A recent court ruling may have a serious impact on plans for sports tourism based on horse racing in the U.S. Virgin Islands. (Source file photo)
The V.I. horse racing community still hopes for its revival, but the wait is getting harder to endure, officials said. (Source file photo)

While there is still hope for a resurgence of horse racing in the U.S. Virgin Islands, though there has been word of an agreement in a court battle between Southland Gaming and VIGL Operations LLC, the territory’s two horse tracks are still closed.

During a hearing on Monday of the Committee on Youth, Sports and Recreation, Flamboyant Horsemen Association Treasurer Denis Lynch II told the senators it has been a continuous battle to keep the hopes of horse racing alive.

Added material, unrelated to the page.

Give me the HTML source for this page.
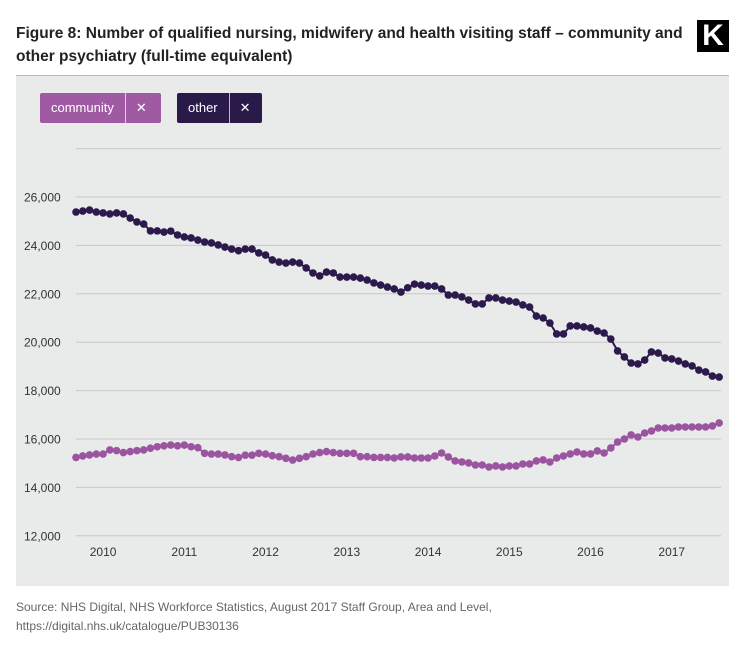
<!DOCTYPE html>
<html><head><meta charset="utf-8"><style>
body{margin:0;width:745px;height:666px;background:#fff;font-family:"Liberation Sans",sans-serif;overflow:hidden;position:relative}
.title{position:absolute;left:16px;top:22px;width:670px;font-size:15.5px;font-weight:bold;color:#222;line-height:23px}
.logo{position:absolute;left:697px;top:20px;width:32px;height:32px;background:#000;color:#fff;font-weight:bold;font-size:30px;text-align:center;line-height:32px}
.panel{position:absolute;left:16px;top:75px;width:713px;height:510px;background:#e9eaea;border-top:1px solid #bbb}
.btn{position:absolute;top:17px;height:30px;color:#fff;font-size:13px;line-height:30px;border-radius:2px}
.btn span{display:inline-block;padding:0 11px}
.btn .x{border-left:1px solid rgba(255,255,255,.7);padding:0 10px}
.src{position:absolute;left:16px;top:598px;font-size:12px;color:#666;line-height:19px}
</style></head><body>
<div class="title">Figure 8: Number of qualified nursing, midwifery and health visiting staff – community and other psychiatry (full-time equivalent)</div>
<div class="logo">K</div>
<div class="panel">
<div class="btn" style="left:24px;width:121px;background:#a05aa3"><span>community</span><span class="x">✕</span></div>
<div class="btn" style="left:161px;width:85px;background:#2a1a4a"><span>other</span><span class="x">✕</span></div>
</div>
<svg id="chart" width="745" height="666" style="position:absolute;left:0;top:0"></svg>
<div class="src">Source: NHS Digital, NHS Workforce Statistics, August 2017 Staff Group, Area and Level,<br>https://digital.nhs.uk/catalogue/PUB30136</div>
<script>
const yTicks=[12000,14000,16000,18000,20000,22000,24000,26000,28000];
const yTickLabels=["12,000","14,000","16,000","18,000","20,000","22,000","24,000","26,000",""];
const xYears=["2010","2011","2012","2013","2014","2015","2016","2017"];
const other=[25380,25420,25460,25380,25340,25300,25340,25300,25130,24970,24880,24600,
24600,24550,24590,24430,24350,24310,24220,24140,24100,24020,23930,23850,
23780,23850,23850,23690,23600,23400,23310,23270,23310,23270,23070,22860,
22740,22900,22860,22690,22690,22690,22650,22570,22450,22360,22280,22200,
22070,22250,22400,22360,22320,22320,22200,21950,21950,21870,21740,21580,
21580,21830,21830,21740,21700,21660,21540,21450,21080,21000,20790,20340,
20340,20670,20670,20630,20590,20460,20380,20130,19640,19390,19140,19100,
19260,19600,19550,19350,19310,19220,19100,19020,18850,18770,18600,18560];
const community=[15240,15300,15340,15380,15380,15550,15520,15440,15480,15520,15550,15620,
15680,15720,15750,15720,15750,15680,15640,15410,15380,15380,15340,15270,
15240,15330,15330,15410,15380,15310,15270,15200,15130,15200,15270,15380,
15440,15480,15440,15410,15410,15410,15270,15270,15240,15240,15240,15215,
15257,15257,15215,15215,15215,15298,15422,15257,15092,15050,15009,14926,
14926,14843,14885,14843,14885,14885,14967,14967,15092,15133,15050,15215,
15298,15381,15463,15381,15381,15505,15422,15629,15876,16000,16166,16083,
16248,16331,16455,16455,16455,16496,16496,16496,16496,16496,16538,16662];
const svg=document.getElementById('chart');const NS='http://www.w3.org/2000/svg';
const y=v=>197+(26000-v)/2000*48.4;
const x=i=>76+i*6.77;
function mk(t,a){const e=document.createElementNS(NS,t);for(const k in a)e.setAttribute(k,a[k]);svg.appendChild(e);return e;}
yTicks.forEach((v,k)=>{
 const g=mk('line',{x1:76,x2:721,y1:y(v),y2:y(v),stroke:'#c8c8c8','stroke-width':1});
 
 
 const t=mk('text',{x:24,y:y(v)+4.5,'font-size':12,fill:'#333','font-family':'Liberation Sans, sans-serif'});
 t.textContent=yTickLabels[k];
 
 
});
xYears.forEach((s,k)=>{
 const t=mk('text',{x:x(4+12*k),y:556,'font-size':12,fill:'#333','text-anchor':'middle','font-family':'Liberation Sans, sans-serif'});
 t.textContent=s;
 
 
});
function series(d,c,name){
 const p=mk('polyline',{points:d.map((v,i)=>x(i)+','+y(v)).join(' '),fill:'none',stroke:c,'stroke-width':2});
 
 
 d.forEach((v,i)=>{const c1=mk('circle',{cx:x(i),cy:y(v),r:3.8,fill:c});
  
  });
}
series(community,'#9b55a0','community');
series(other,'#2b1a4b','other');
</script>
</body></html>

The “absence of horse racing,” he said, “has led to a systematic downturn for the people of the Virgin Islands. Significant hardships are still at the forefront of this tedious battle. It has been an endless source of frustration for those who continue to feed and nurture in hopes of an alternate sight.”

More than two weeks ago, Gov. Albert Bryan Jr. said the two companies – Southland and VIGL – had reached an agreement over the use of video lottery terminals contained within the St. Thomas racetrack, but Sen. Kurt Vialet said nothing has been made official yet.

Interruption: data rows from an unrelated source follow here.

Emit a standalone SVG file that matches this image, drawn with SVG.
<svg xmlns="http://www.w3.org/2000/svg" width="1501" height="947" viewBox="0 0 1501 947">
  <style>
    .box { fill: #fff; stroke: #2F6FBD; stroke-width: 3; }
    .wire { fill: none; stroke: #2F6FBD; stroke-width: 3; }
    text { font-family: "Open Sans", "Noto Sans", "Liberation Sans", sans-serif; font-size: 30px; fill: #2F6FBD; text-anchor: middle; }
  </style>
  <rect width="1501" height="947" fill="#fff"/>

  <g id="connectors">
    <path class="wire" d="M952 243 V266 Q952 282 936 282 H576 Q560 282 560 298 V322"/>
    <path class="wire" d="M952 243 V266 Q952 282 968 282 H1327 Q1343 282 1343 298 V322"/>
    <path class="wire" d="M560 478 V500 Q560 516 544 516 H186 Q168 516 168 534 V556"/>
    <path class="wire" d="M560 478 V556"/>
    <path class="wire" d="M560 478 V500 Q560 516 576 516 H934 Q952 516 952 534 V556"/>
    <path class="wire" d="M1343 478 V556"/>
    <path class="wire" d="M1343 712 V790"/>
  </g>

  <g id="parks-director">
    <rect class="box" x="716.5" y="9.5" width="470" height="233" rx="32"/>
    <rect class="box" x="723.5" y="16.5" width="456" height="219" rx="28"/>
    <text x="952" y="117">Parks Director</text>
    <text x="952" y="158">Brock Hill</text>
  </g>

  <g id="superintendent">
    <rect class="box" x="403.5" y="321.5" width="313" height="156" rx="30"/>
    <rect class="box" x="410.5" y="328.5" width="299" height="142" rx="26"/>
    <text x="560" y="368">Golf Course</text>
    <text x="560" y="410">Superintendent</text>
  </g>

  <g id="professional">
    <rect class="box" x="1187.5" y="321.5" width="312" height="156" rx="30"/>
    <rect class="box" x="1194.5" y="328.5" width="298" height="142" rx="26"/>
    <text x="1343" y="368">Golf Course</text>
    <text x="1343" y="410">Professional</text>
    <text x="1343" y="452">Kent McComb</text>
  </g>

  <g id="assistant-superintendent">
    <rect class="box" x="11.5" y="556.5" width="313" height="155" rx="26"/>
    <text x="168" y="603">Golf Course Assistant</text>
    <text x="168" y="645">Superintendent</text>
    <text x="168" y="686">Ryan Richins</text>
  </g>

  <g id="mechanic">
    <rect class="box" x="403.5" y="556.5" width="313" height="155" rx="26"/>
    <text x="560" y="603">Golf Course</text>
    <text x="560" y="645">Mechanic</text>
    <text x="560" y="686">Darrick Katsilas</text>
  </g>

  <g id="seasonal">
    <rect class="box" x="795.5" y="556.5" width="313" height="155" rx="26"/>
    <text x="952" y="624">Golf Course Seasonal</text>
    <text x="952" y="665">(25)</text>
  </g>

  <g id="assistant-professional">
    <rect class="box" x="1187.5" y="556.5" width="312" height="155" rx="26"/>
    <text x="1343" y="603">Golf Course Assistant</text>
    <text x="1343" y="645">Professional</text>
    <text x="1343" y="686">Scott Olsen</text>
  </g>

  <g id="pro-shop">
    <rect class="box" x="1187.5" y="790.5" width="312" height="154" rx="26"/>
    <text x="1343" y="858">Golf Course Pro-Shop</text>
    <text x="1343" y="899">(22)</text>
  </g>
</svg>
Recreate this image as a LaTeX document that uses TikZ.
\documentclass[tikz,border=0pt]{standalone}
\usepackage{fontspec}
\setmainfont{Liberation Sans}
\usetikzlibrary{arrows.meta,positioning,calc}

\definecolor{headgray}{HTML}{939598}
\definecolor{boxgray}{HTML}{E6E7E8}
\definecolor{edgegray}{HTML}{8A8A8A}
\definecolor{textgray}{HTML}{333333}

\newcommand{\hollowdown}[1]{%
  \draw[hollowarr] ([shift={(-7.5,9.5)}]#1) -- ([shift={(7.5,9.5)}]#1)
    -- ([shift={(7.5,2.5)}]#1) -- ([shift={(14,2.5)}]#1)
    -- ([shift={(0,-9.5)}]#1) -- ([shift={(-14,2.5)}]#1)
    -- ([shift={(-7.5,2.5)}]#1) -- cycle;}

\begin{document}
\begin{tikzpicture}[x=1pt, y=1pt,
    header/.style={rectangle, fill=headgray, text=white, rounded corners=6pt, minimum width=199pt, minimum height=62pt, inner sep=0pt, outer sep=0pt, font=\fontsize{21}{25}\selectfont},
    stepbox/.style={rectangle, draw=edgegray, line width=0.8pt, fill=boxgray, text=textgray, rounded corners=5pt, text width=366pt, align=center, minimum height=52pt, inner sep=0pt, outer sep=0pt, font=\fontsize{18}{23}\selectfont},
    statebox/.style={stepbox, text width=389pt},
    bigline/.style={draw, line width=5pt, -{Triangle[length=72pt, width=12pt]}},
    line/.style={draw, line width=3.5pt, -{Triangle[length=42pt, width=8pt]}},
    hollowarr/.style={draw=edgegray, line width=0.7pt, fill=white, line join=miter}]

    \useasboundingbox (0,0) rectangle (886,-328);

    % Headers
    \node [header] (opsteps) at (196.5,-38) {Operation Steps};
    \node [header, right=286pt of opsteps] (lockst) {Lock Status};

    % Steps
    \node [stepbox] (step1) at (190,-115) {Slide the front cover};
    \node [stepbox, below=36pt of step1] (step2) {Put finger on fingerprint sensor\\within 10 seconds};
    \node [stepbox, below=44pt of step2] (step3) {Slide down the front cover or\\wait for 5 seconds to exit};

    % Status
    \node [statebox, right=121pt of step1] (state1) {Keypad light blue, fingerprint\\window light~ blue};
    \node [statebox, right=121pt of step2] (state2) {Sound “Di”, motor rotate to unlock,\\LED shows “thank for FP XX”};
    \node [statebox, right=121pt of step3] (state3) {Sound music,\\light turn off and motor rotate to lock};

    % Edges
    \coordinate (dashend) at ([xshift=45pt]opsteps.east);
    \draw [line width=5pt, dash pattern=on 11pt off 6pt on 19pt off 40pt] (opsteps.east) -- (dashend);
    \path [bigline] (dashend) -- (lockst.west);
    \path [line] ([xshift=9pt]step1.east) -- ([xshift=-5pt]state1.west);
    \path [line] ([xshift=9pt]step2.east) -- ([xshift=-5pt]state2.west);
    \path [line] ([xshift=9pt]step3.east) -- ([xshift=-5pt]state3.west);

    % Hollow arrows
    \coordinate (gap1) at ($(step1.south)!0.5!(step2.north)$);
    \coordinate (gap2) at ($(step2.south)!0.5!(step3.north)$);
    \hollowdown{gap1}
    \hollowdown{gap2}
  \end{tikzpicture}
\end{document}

“To date, we have not seen any contract ratification from Government House as it relates to horse racing,” Vialet said. “The two horse racing associations cannot actually speak as to what is the status because it literally lies in the Government House hands. We have been all over, we have debated XYZ, and the Senate ratified a contract … There was movement on developing the tracks, then a lawsuit was filed and Judge Gomez [District Judge Curtis Gomez] ruled in favor of Southland Gaming and everything stopped. And we have not been able to move from point A to point B since that litigation,” Vialet said.

The slow-moving nature of litigation has caused great frustration for those within the sport, Lynch said.

Having been to the last three Senate hearings pertaining to horse racing in the territory, Lynch said, “The message has been echoed and transcribed as dire and impoverished. Promises were made, promises were broken and accountability for these actions was nonexistent. With ambiguous contractual language that stated no definite timeline as to when stipulations should be in place, only placed a list of provisions needed to commence races, this entire event leaves a lot to be desired about the state of horse racing.”

Vialet said he has suggested that Southland Gaming should be permitted to run the St. Thomas racetrack.

“My suggestion has been that since VIGL is willing to continue with the St. Croix racetrack, that Southland Gaming should be given the St. Thomas racetrack so there is no more litigation to be dealt with on the island of St. Croix. St. Croix should not be held back because of litigation on St. Thomas,” Vialet said.

The time that has dwindled due to the court case has impacted not only the sport as a whole but the horses and people who take care of those horses.

“Horses continue to die daily, primarily due to lack of exercise, poor grazing-no grazing options and financially limited provision of feed, general health checks, nutrition and young weanlings are living in a penurious state. The hardship imposed on the horsemen during this process cannot be quantified,” Lynch said.

Without the resurrection of the dying sport, the horsemen lack the finances to “maintain equine athletes and their environment,” Lynch said. He added that horse owners, on average, spend upward of $400 each week on horse feed and maintenance.

Sen. Javan James Sr. said he could understand the horsemen’s plight, but the Senate does not have the power to fix the problem.

“It is beyond the control of the Senate. It is in the hands of the executive and judicial branch. So, either the court can settle it or the governor can step up and renegotiate,” James said.